A judge on Thursday approved a reorganization plan for Hawaiian Airlines Inc., clearing the way for the carrier to emerge from bankruptcy as early as next month.


HONOLULU (AP) -- A judge on Thursday approved a reorganization plan for Hawaiian Airlines Inc., clearing the way for the carrier to emerge from bankruptcy as early as next month.

Hawaiian, which filed for Chapter 11 two years ago, said it expects two remaining labor contracts to be ratified and a formal order court ending the bankruptcy proceedings by early April.

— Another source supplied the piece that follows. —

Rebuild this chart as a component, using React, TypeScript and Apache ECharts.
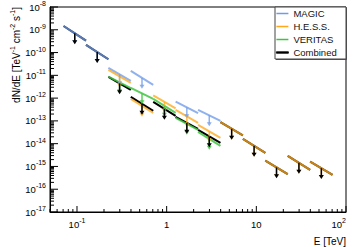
import React, { useEffect, useRef } from 'react';
import * as echarts from 'echarts';

const FONT = '"Liberation Sans", Arial, Helvetica, sans-serif';

// Energy bin edges [TeV]
const binEdges = [0.0708, 0.126, 0.224, 0.398, 0.708, 1.259, 2.239, 3.981, 7.079, 12.59, 22.39, 39.81, 70.79];

// Upper limits: flux at the low and high edge of each bin [TeV^-1 cm^-2 s^-1]
const magicBins = [0, 1, 2, 3, 5, 6];
const magicLow = [1.47e-9, 2.16e-10, 2.11e-11, 1.56e-11, 7.02e-13, 3.03e-13];
const magicHigh = [3.33e-10, 5.08e-11, 5.68e-12, 3.79e-12, 2.18e-13, 1.0e-13];

const hessBins = [2, 3, 4, 5, 6, 7, 8, 9, 10, 11];
const hessLow = [1.73e-11, 9.23e-13, 1.31e-12, 3.03e-13, 6.68e-14, 8.77e-14, 1.62e-14, 1.81e-15, 2.92e-15, 1.64e-15];
const hessHigh = [4.64e-12, 2.24e-13, 3.53e-13, 8.17e-14, 1.8e-14, 2.31e-14, 3.95e-15, 4.59e-16, 7.1e-16, 4.28e-16];

const veritasBins = [2, 3, 4, 5, 6];
const veritasLow = [8.77e-12, 2.8e-12, 9.23e-13, 1.35e-13, 3.3e-14];
const veritasHigh = [2.72e-12, 9.23e-13, 2.24e-13, 4.03e-14, 8.01e-15];

const combinedBins = [0, 1, 2, 3, 4, 5, 6, 7, 8, 9, 10, 11];
const combinedLow = [1.47e-9, 2.16e-10, 8.51e-12, 1.13e-12, 6.81e-13, 1.5e-13, 4.03e-14, 8.77e-14, 1.62e-14, 1.81e-15, 2.92e-15, 1.64e-15];
const combinedHigh = [3.33e-10, 5.08e-11, 2.29e-12, 2.75e-13, 1.66e-13, 4.46e-14, 1.08e-14, 2.31e-14, 3.95e-15, 4.59e-16, 7.1e-16, 4.28e-16];

const seriesNames = ['MAGIC', 'H.E.S.S.', 'VERITAS', 'Combined'];
const seriesColors = ['#6f9be8', '#ffa91a', '#3fc43f', '#000000'];
const seriesOpacity = [0.78, 0.78, 0.85, 1];

// axis tick decorations
const xDecades = [0.01, 0.1, 1, 10];
const yDecades = [1e-17, 1e-16, 1e-15, 1e-14, 1e-13, 1e-12, 1e-11, 1e-10, 1e-9];
const mult = [1, 2, 3, 4, 5, 6, 7, 8, 9];
const X_MIN = 0.05, X_MAX = 100, Y_MIN = 1e-17, Y_MAX = 1e-8;

const ARROW_FACTOR = 3;

function segData(bins: number[], low: number[], high: number[]) {
  return bins.map((b, i) => [binEdges[b], low[i], binEdges[b + 1], high[i]]);
}

function segRender(color: string, width: number, opacity: number) {
  return (params: any, api: any) => {
    const p1 = api.coord([api.value(0), api.value(1)]);
    const p2 = api.coord([api.value(2), api.value(3)]);
    return {
      type: 'line',
      shape: { x1: p1[0], y1: p1[1], x2: p2[0], y2: p2[1] },
      style: { stroke: color, lineWidth: width, opacity },
    };
  };
}

function arrowRender(color: string, opacity: number) {
  return (params: any, api: any) => {
    const e1 = api.value(0), f1 = api.value(1), e2 = api.value(2), f2 = api.value(3);
    const em = Math.sqrt(e1 * e2);
    const fm = Math.sqrt(f1 * f2);
    const p = api.coord([em, fm]);
    const q = api.coord([em, fm / ARROW_FACTOR]);
    return {
      type: 'group',
      children: [
        { type: 'line', shape: { x1: p[0], y1: p[1], x2: q[0], y2: q[1] - 3 }, style: { stroke: color, lineWidth: 1.5, opacity } },
        { type: 'polygon', shape: { points: [[q[0] - 2.5, q[1] - 4], [q[0] + 2.5, q[1] - 4], [q[0], q[1]]] }, style: { fill: color, opacity } },
      ],
    };
  };
}

const richLabel = {
  b: { fontSize: 9.5, fontFamily: FONT, color: '#000', lineHeight: 14 },
  s: { fontSize: 7, fontFamily: FONT, color: '#000', lineHeight: 7, verticalAlign: 'top' },
};

function powLabel(v: number) {
  const n = Math.round(Math.log10(v));
  if (n === 0) return '{b|1}';
  if (n === 1) return '{b|10}';
  return '{b|10}{s|' + (n < 0 ? '-' : '') + Math.abs(n) + '}';
}

export default function App() {
  const ref = useRef<HTMLDivElement>(null);
  useEffect(() => {
    const chart = echarts.init(ref.current!, null, { renderer: 'svg' });

    const xTicks: number[][] = [];
    xDecades.forEach((d) => mult.forEach((m) => {
      const v = d * m;
      if (v >= X_MIN * 0.999 && v <= X_MAX * 1.001) xTicks.push([v, Y_MIN, m === 1 ? 1 : 0]);
    }));
    xTicks.push([X_MAX, Y_MIN, 1]);
    const yTicks: number[][] = [];
    yDecades.forEach((d) => mult.forEach((m) => {
      const v = d * m;
      if (v >= Y_MIN * 0.999 && v <= Y_MAX * 1.001) yTicks.push([X_MIN, v, m === 1 ? 1 : 0]);
    }));
    yTicks.push([X_MIN, Y_MAX, 1]);

    const exp = [
      { name: 'MAGIC', data: segData(magicBins, magicLow, magicHigh), color: seriesColors[0], op: seriesOpacity[0] },
      { name: 'H.E.S.S.', data: segData(hessBins, hessLow, hessHigh), color: seriesColors[1], op: seriesOpacity[1] },
      { name: 'VERITAS', data: segData(veritasBins, veritasLow, veritasHigh), color: seriesColors[2], op: seriesOpacity[2] },
    ];
    const comb = segData(combinedBins, combinedLow, combinedHigh);

    const series: any[] = [];
    series.push({
      type: 'custom', name: 'Combined', coordinateSystem: 'cartesian2d', z: 2,
      itemStyle: { color: '#000' }, encode: { x: [0, 2], y: [1, 3] },
      data: comb, renderItem: segRender('#000', 2, 1), silent: true,
    });
    exp.forEach((s) => {
      series.push({
        type: 'custom', name: s.name, coordinateSystem: 'cartesian2d', z: 3,
        itemStyle: { color: s.color }, encode: { x: [0, 2], y: [1, 3] },
        data: s.data, renderItem: segRender(s.color, 2, s.op), silent: true,
      });
      series.push({
        type: 'custom', name: s.name, coordinateSystem: 'cartesian2d', z: 4,
        itemStyle: { color: s.color }, encode: { x: [0, 2], y: [1, 3] },
        data: s.data, renderItem: arrowRender(s.color, s.op), silent: true,
      });
    });
    series.push({
      type: 'custom', name: 'Combined', coordinateSystem: 'cartesian2d', z: 5,
      itemStyle: { color: '#000' }, encode: { x: [0, 2], y: [1, 3] },
      data: comb, renderItem: arrowRender('#000', 1), silent: true,
    });
    series.push({
      type: 'custom', name: 'xticks', coordinateSystem: 'cartesian2d', z: 6, silent: true,
      encode: { x: 0, y: 1 }, data: xTicks,
      renderItem: (params: any, api: any) => {
        const p = api.coord([api.value(0), api.value(1)]);
        const len = api.value(2) ? 6 : 3;
        return { type: 'line', shape: { x1: p[0], y1: p[1], x2: p[0], y2: p[1] - len }, style: { stroke: '#000', lineWidth: 1 } };
      },
    });
    series.push({
      type: 'custom', name: 'yticks', coordinateSystem: 'cartesian2d', z: 6, silent: true,
      encode: { x: 0, y: 1 }, data: yTicks,
      renderItem: (params: any, api: any) => {
        const p = api.coord([api.value(0), api.value(1)]);
        const len = api.value(2) ? 8 : 4;
        return { type: 'line', shape: { x1: p[0], y1: p[1], x2: p[0] + len, y2: p[1] }, style: { stroke: '#000', lineWidth: 1 } };
      },
    });

    chart.setOption({
      animation: false,
      backgroundColor: '#fff',
      grid: { left: 50, right: 11, top: 7, bottom: 35, show: true, borderColor: '#000', borderWidth: 1, backgroundColor: 'transparent', containLabel: false },
      xAxis: {
        type: 'log', logBase: 10, min: X_MIN, max: X_MAX,
        axisLine: { show: true, lineStyle: { color: '#000', width: 1 } },
        axisTick: { show: false }, minorTick: { show: false }, splitLine: { show: false },
        axisLabel: { formatter: powLabel, rich: richLabel, margin: 5, showMinLabel: false, alignMaxLabel: 'right' },
      },
      yAxis: {
        type: 'log', logBase: 10, min: Y_MIN, max: Y_MAX, splitNumber: 9,
        axisLine: { show: true, lineStyle: { color: '#000', width: 1 } },
        axisTick: { show: false }, minorTick: { show: false }, splitLine: { show: false },
        axisLabel: { formatter: powLabel, rich: richLabel, margin: 4 },
      },
      legend: {
        left: 276, top: 8, orient: 'vertical', padding: 0,
        data: seriesNames.map((n, i) => ({ name: n, itemStyle: { color: seriesColors[i], borderWidth: i === 3 ? 0.8 : 0, borderColor: seriesColors[i] } })),
        icon: 'rect', itemWidth: 12, itemHeight: 1.5, itemGap: 2, selectedMode: false,
        textStyle: { fontSize: 9.5, fontFamily: FONT, color: '#111', lineHeight: 11 },
        z: 10,
      },
      graphic: [
        { type: 'rect', z: 8, shape: { x: 276, y: 8, width: 71, height: 52 }, style: { fill: '#555' }, silent: true },
        { type: 'rect', z: 9, shape: { x: 275, y: 7, width: 71, height: 52 }, style: { fill: '#fff', stroke: '#444', lineWidth: 1 }, silent: true },
        {
          type: 'text', z: 9, x: 346, y: 241, silent: true,
          style: { text: 'E [TeV]', font: '10px ' + FONT, fill: '#000', align: 'right', verticalAlign: 'middle' },
        },
        {
          type: 'text', z: 9, x: 16, y: 7, rotation: Math.PI / 2, silent: true,
          style: {
            text: '{a|dN/dE [TeV}{s|-1}{a| cm}{s|-2}{a| s}{s|-1}{a|]}',
            align: 'right', verticalAlign: 'middle', fill: '#000',
            rich: {
              a: { fontSize: 10, fontFamily: FONT, fill: '#000', lineHeight: 14 },
              s: { fontSize: 7, fontFamily: FONT, fill: '#000', lineHeight: 7, verticalAlign: 'top' },
            },
          },
        },
      ],
      series,
    });
    return () => chart.dispose();
  }, []);
  return <div ref={ref} style={{ position: 'absolute', left: 0, top: 0, width: 357, height: 247, background: '#fff' }} />;
}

Company trustee Joshua Gotbaum called it a ''great day for the airline.''

''For an airline that two years ago was losing money and had less than $20 million in the bank, I think it's a real success,'' Gotbaum said.

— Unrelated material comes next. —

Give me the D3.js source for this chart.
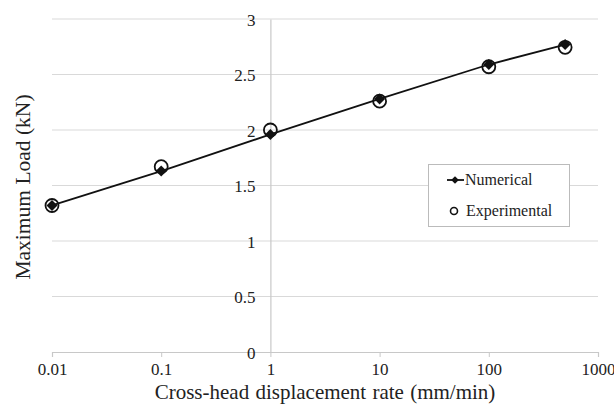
<!DOCTYPE html>
<html><head><meta charset="utf-8">
<script src="https://cdn.jsdelivr.net/npm/d3@7"></script>
</head><body style="margin:0;background:#fff">
<script>
const rates = [0.01, 0.1, 1, 10, 100, 500];
const numerical = [1.32, 1.63, 1.96, 2.28, 2.59, 2.77];
const experimental = [1.32, 1.67, 2.0, 2.26, 2.57, 2.745];
const xTicks = [0.01, 0.1, 1, 10, 100, 1000];
const yTicks = [0, 0.5, 1, 1.5, 2, 2.5, 3];

const W = 614, H = 405;
const FONT = "'Liberation Serif', serif";
const svg = d3.select("body").append("svg").attr("width", W).attr("height", H).style("display", "block");
const x = d3.scaleLog().domain([0.01, 1000]).range([52, 598]);
const y = d3.scaleLinear().domain([0, 3]).range([352, 19]);

// gridlines
svg.append("g").selectAll("line").data(yTicks.filter(d => d > 0)).join("line")
  .attr("x1", x(0.01)).attr("x2", x(1000))
  .attr("y1", d => y(d)).attr("y2", d => y(d))
  .attr("stroke", "#d9d9d9").attr("stroke-width", 1.2);

// x axis
const xAxis = svg.append("g").attr("transform", `translate(0,${y(0)})`)
  .call(d3.axisBottom(x).tickValues(xTicks).tickFormat(d => String(d)).tickSize(5).tickPadding(6));
xAxis.attr("font-family", null).attr("font-size", null);
xAxis.select(".domain").attr("stroke", "#c8c8c8").attr("stroke-width", 1.2);
xAxis.selectAll(".tick line").attr("stroke", "#c8c8c8");
xAxis.selectAll("text").style("font-family", FONT).style("font-size", "17px").attr("fill", "#222");

// y axis at x = 1
const yAxis = svg.append("g").attr("transform", `translate(${x(1)},0)`)
  .call(d3.axisLeft(y).tickValues(yTicks).tickFormat(d => String(d)).tickSize(0).tickPadding(15));
yAxis.attr("font-family", null).attr("font-size", null);
yAxis.select(".domain").attr("stroke", "#c8c8c8").attr("stroke-width", 1.2);
yAxis.selectAll("text").style("font-family", FONT).style("font-size", "17px").attr("fill", "#222").attr("dy", "0.36em");

// line
const line = d3.line().x((d, i) => x(rates[i])).y(d => y(d));
svg.append("path").datum(numerical).attr("d", line)
  .attr("fill", "none").attr("stroke", "#111").attr("stroke-width", 1.8);

// experimental circles
svg.append("g").selectAll("circle").data(experimental).join("circle")
  .attr("cx", (d, i) => x(rates[i])).attr("cy", d => y(d)).attr("r", 6.5)
  .attr("fill", "none").attr("stroke", "#111").attr("stroke-width", 1.8);

// numerical diamonds (rotated squares)
const sq = d3.symbol().type(d3.symbolSquare).size(60);
svg.append("g").selectAll("path").data(numerical).join("path")
  .attr("d", sq)
  .attr("transform", (d, i) => `translate(${x(rates[i])},${y(d)}) rotate(45)`)
  .attr("fill", "#111");

// legend
const lg = svg.append("g");
lg.append("rect").attr("x", 428.5).attr("y", 164.5).attr("width", 141).attr("height", 62)
  .attr("fill", "#fff").attr("stroke", "#bbb");
lg.append("line").attr("x1", 447).attr("x2", 464).attr("y1", 180).attr("y2", 180)
  .attr("stroke", "#111").attr("stroke-width", 1.8);
lg.append("path").attr("d", d3.symbol().type(d3.symbolSquare).size(30)).attr("transform", "translate(455,180) rotate(45)").attr("fill", "#111");
lg.append("text").attr("x", 465).attr("y", 185).style("font-family", FONT).style("font-size", "16px").attr("fill", "#222").text("Numerical");
lg.append("circle").attr("cx", 454).attr("cy", 211).attr("r", 3.5).attr("fill", "none").attr("stroke", "#111").attr("stroke-width", 1.6);
lg.append("text").attr("x", 466).attr("y", 216).style("font-family", FONT).style("font-size", "16px").attr("fill", "#222").text("Experimental");

// titles
svg.append("text").attr("x", 325).attr("y", 399).attr("text-anchor", "middle").attr("fill", "#222")
  .style("font-family", FONT).style("font-size", "21px").style("word-spacing", "1px").text("Cross-head displacement rate (mm/min)");
svg.append("text").attr("transform", "translate(30,187) rotate(-90)").attr("text-anchor", "middle").attr("fill", "#222")
  .style("font-family", FONT).style("font-size", "21.5px").text("Maximum Load (kN)");
</script>
</body></html>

Under the approved plan, shareholders keep their shares and creditors will be repaid in full.

U.S. Bankruptcy Judge Robert Faris selected the reorganization plan submitted by Gotbaum, an unsecured creditor's committee and investment group Ranch Capital LLC, the controlling shareholder of the carrier's parent company Hawaiian Holdings Inc.

The selection came a day after the main investor in a competing plan was arrested for allegedly trying to bribe an undercover FBI agent in a fraudulent scheme to fund the plan.

Paul Boghosian, 50, of St. Louis, was charged with conspiracy to commit bankruptcy fraud and two counts of commercial bribery. Each count carries a maximum punishment of five years in prison.

He was the head of Hawaiian Investment Partners, which filed a competing joint plan with Hawaiian Reorganization Committee LLC and Hawaiian Airlines pilot Robert Konop.

''I was shocked myself,'' Konop told KITV on Thursday, adding ''without funding, there is no plan.''

All three attorneys representing the outside group's plan also withdrew from the case.

Hawaiian Airlines said with financing provided by Ranch Capital, the company will have substantial new capital for growth.

The Honolulu-based airline filed for Chapter 11 on March 21, 2003. Since then, Hawaiian has restructured its aircraft leases and negotiated new three-year labor contracts with its six union groups. All but two of the contracts, covering flight attendants and pilots, have been ratified.

When the new plan becomes effective, airline President and Chief Operating Officer Mark Dunkerley will become chief executive, the company said.

Lawrence Hershfield, Ranch Capital's managing director and CEO of Hawaiian Holdings, will chair the new board of Hawaiian Airlines.